▶ [WHAT TO PRODUCE] Return the listing below unchanged, minus its pictures.

▶ [SUPPLIED INFORMATION]

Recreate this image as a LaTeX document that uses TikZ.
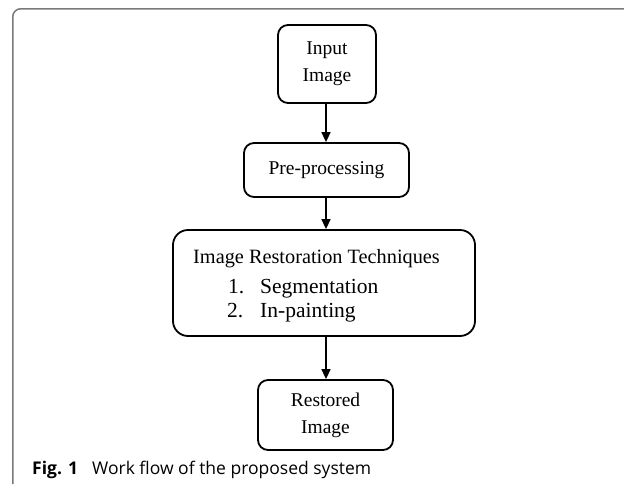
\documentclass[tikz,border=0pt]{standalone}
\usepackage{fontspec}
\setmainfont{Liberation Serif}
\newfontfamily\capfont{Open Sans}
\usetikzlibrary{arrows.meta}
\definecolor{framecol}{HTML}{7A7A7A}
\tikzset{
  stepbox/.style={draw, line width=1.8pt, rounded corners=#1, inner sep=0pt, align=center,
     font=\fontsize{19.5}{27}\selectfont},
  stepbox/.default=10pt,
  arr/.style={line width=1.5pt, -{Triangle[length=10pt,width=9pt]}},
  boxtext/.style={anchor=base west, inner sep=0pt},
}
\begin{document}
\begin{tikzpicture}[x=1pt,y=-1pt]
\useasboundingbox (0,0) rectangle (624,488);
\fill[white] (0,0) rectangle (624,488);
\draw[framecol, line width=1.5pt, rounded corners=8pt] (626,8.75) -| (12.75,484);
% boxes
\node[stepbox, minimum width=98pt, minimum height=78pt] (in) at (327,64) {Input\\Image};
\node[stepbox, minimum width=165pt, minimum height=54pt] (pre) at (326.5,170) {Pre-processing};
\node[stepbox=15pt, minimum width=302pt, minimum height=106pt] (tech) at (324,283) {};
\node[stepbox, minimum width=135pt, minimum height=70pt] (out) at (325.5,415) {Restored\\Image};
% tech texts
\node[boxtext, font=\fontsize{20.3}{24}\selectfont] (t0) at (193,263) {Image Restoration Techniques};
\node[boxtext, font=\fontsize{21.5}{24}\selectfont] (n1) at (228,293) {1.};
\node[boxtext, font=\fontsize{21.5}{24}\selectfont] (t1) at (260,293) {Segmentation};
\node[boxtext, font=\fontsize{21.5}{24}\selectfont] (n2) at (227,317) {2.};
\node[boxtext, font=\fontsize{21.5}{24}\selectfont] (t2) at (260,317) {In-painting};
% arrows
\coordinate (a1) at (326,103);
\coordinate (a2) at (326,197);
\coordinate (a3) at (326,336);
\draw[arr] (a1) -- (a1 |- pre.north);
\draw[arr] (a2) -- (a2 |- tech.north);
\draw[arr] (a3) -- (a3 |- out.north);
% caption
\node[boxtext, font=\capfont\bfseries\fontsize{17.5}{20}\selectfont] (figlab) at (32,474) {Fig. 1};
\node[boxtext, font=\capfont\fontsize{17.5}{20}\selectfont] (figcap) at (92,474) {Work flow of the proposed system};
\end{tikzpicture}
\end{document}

▶ [SOLUTION FOR THIS EXERCISE]
Recreate this image as a LaTeX document that uses TikZ.
\documentclass[tikz,border=0pt]{standalone}
\usepackage{fontspec}
\setmainfont{Liberation Serif}
\newfontfamily\capfont{Open Sans}
\usetikzlibrary{arrows.meta}
\definecolor{framecol}{HTML}{7A7A7A}
\tikzset{
  stepbox/.style={draw, line width=1.8pt, rounded corners=#1, inner sep=0pt, align=center,
     font=\fontsize{19.5}{27}\selectfont},
  stepbox/.default=10pt,
  arr/.style={line width=1.5pt, -{Triangle[length=10pt,width=9pt]}},
  boxtext/.style={anchor=base west, inner sep=0pt},
}
\begin{document}
\begin{tikzpicture}[x=1pt,y=-1pt]
\useasboundingbox (0,0) rectangle (624,488);
\fill[white] (0,0) rectangle (624,488);
\draw[framecol, line width=1.5pt, rounded corners=8pt] (626,8.75) -| (12.75,484);
% boxes
\node[stepbox, minimum width=98pt, minimum height=78pt] (in) at (327,64) {Input\\Image};
\node[stepbox, minimum width=165pt, minimum height=54pt] (pre) at (326.5,170) {Pre-processing};
\node[stepbox=15pt, minimum width=302pt, minimum height=106pt] (tech) at (324,283) {};
\node[stepbox, minimum width=135pt, minimum height=70pt] (out) at (325.5,415) {Restored\\Image};
% tech texts
\node[boxtext, font=\fontsize{20.3}{24}\selectfont] (t0) at (193,263) {Image Restoration Techniques};
\node[boxtext, font=\fontsize{21.5}{24}\selectfont] (n1) at (228,293) {1.};
\node[boxtext, font=\fontsize{21.5}{24}\selectfont] (t1) at (260,293) {Segmentation};
\node[boxtext, font=\fontsize{21.5}{24}\selectfont] (n2) at (227,317) {2.};
\node[boxtext, font=\fontsize{21.5}{24}\selectfont] (t2) at (260,317) {In-painting};
% arrows
\coordinate (a1) at (326,103);
\coordinate (a2) at (326,197);
\coordinate (a3) at (326,336);
\draw[arr] (a1) -- (a1 |- pre.north);
\draw[arr] (a2) -- (a2 |- tech.north);
\draw[arr] (a3) -- (a3 |- out.north);
% caption
\node[boxtext, font=\capfont\bfseries\fontsize{17.5}{20}\selectfont] (figlab) at (32,474) {Fig. 1};
\node[boxtext, font=\capfont\fontsize{17.5}{20}\selectfont] (figcap) at (92,474) {Work flow of the proposed system};
\end{tikzpicture}
\end{document}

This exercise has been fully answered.